[WHAT THIS TASK INVOLVES] Give an exact transcription of every line, dropping the images.

[DATA EXCERPT]
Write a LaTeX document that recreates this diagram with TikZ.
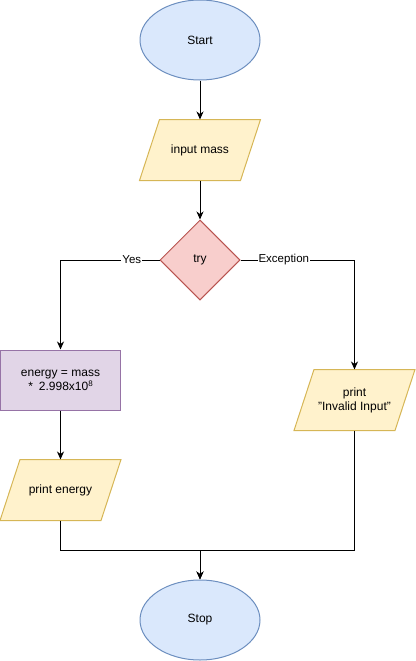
\documentclass[tikz,border=0pt]{standalone}
\usepackage{fontspec}
\setmainfont{Liberation Sans}
\usetikzlibrary{shapes.geometric,arrows.meta,calc,backgrounds}
\definecolor{blueF}{HTML}{DAE8FC}\definecolor{blueS}{HTML}{6C8EBF}
\definecolor{yelF}{HTML}{FFF2CC}\definecolor{yelS}{HTML}{D6B656}
\definecolor{redF}{HTML}{F8CECC}\definecolor{redS}{HTML}{B85450}
\definecolor{purF}{HTML}{E1D5E7}\definecolor{purS}{HTML}{9673A6}
\tikzset{
  base/.style={font=\fontsize{12}{14}\selectfont, align=center, inner sep=0pt, line width=1pt},
  term/.style={base, ellipse, draw=blueS, fill=blueF, minimum width=120pt, minimum height=80pt},
  iobox/.style={base, rectangle, minimum width=120pt, minimum height=60pt},
  iofill/.style={draw=yelS, fill=yelF, line width=1pt, line join=miter},
  decide/.style={base, diamond, draw=redS, fill=redF, minimum width=80pt, minimum height=80pt, aspect=1},
  procbox/.style={base, rectangle, draw=purS, fill=purF, minimum width=120pt, minimum height=60pt},
  conn/.style={line width=1pt, -{Stealth[length=8pt,width=7pt,inset=2.5pt]}},
  lab/.style={font=\fontsize{11.5}{13}\selectfont, fill=white, inner sep=1pt}
}
\newcommand\ioshape[1]{%
  \begin{scope}[on background layer]
  \path[iofill] ($(#1.north west)+(20pt,0)$) -- (#1.north east) -- ($(#1.south east)+(-20pt,0)$) -- (#1.south west) -- cycle;
  \end{scope}}
\begin{document}
\begin{tikzpicture}[x=1pt,y=-1pt]
\useasboundingbox (0,0) rectangle (415,661);
\node[term] (start) at (200,40) {Start};
\node[iobox] (input) at (200,150) {input mass};
\ioshape{input}
\node[decide] (try) at (200,260) {try};
\node[procbox] (energy) at (60.5,380) {energy = mass\\ *\enspace 2.998x10{\fontsize{8}{8}\selectfont\raisebox{4pt}{8}}};
\node[iobox] (printE) at (60.5,490) {print energy};
\ioshape{printE}
\node[iobox] (invalid) at (354.5,400) {print\\ "Invalid Input"};
\ioshape{invalid}
\node[term] (stop) at (200,620) {Stop};
\coordinate (m) at (200,550);

\draw[conn] (start) -- (input);
\draw[conn] (input) -- (try);
\draw[conn] (try.west) -| node[lab, pos=0.14] {Yes} (energy.north);
\draw[conn] (try.east) -| node[lab, pos=0.19] {Exception} (invalid.north);
\draw[conn] (energy) -- (printE);
\draw[conn] (printE.south) |- (m) -- (stop.north);
\draw[conn] (invalid.south) |- (m) -- (stop.north);
\end{tikzpicture}
\end{document}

[OUTPUT OF THE TASK]
Write a LaTeX document that recreates this diagram with TikZ.
\documentclass[tikz,border=0pt]{standalone}
\usepackage{fontspec}
\setmainfont{Liberation Sans}
\usetikzlibrary{shapes.geometric,arrows.meta,calc,backgrounds}
\definecolor{blueF}{HTML}{DAE8FC}\definecolor{blueS}{HTML}{6C8EBF}
\definecolor{yelF}{HTML}{FFF2CC}\definecolor{yelS}{HTML}{D6B656}
\definecolor{redF}{HTML}{F8CECC}\definecolor{redS}{HTML}{B85450}
\definecolor{purF}{HTML}{E1D5E7}\definecolor{purS}{HTML}{9673A6}
\tikzset{
  base/.style={font=\fontsize{12}{14}\selectfont, align=center, inner sep=0pt, line width=1pt},
  term/.style={base, ellipse, draw=blueS, fill=blueF, minimum width=120pt, minimum height=80pt},
  iobox/.style={base, rectangle, minimum width=120pt, minimum height=60pt},
  iofill/.style={draw=yelS, fill=yelF, line width=1pt, line join=miter},
  decide/.style={base, diamond, draw=redS, fill=redF, minimum width=80pt, minimum height=80pt, aspect=1},
  procbox/.style={base, rectangle, draw=purS, fill=purF, minimum width=120pt, minimum height=60pt},
  conn/.style={line width=1pt, -{Stealth[length=8pt,width=7pt,inset=2.5pt]}},
  lab/.style={font=\fontsize{11.5}{13}\selectfont, fill=white, inner sep=1pt}
}
\newcommand\ioshape[1]{%
  \begin{scope}[on background layer]
  \path[iofill] ($(#1.north west)+(20pt,0)$) -- (#1.north east) -- ($(#1.south east)+(-20pt,0)$) -- (#1.south west) -- cycle;
  \end{scope}}
\begin{document}
\begin{tikzpicture}[x=1pt,y=-1pt]
\useasboundingbox (0,0) rectangle (415,661);
\node[term] (start) at (200,40) {Start};
\node[iobox] (input) at (200,150) {input mass};
\ioshape{input}
\node[decide] (try) at (200,260) {try};
\node[procbox] (energy) at (60.5,380) {energy = mass\\ *\enspace 2.998x10{\fontsize{8}{8}\selectfont\raisebox{4pt}{8}}};
\node[iobox] (printE) at (60.5,490) {print energy};
\ioshape{printE}
\node[iobox] (invalid) at (354.5,400) {print\\ "Invalid Input"};
\ioshape{invalid}
\node[term] (stop) at (200,620) {Stop};
\coordinate (m) at (200,550);

\draw[conn] (start) -- (input);
\draw[conn] (input) -- (try);
\draw[conn] (try.west) -| node[lab, pos=0.14] {Yes} (energy.north);
\draw[conn] (try.east) -| node[lab, pos=0.19] {Exception} (invalid.north);
\draw[conn] (energy) -- (printE);
\draw[conn] (printE.south) |- (m) -- (stop.north);
\draw[conn] (invalid.south) |- (m) -- (stop.north);
\end{tikzpicture}
\end{document}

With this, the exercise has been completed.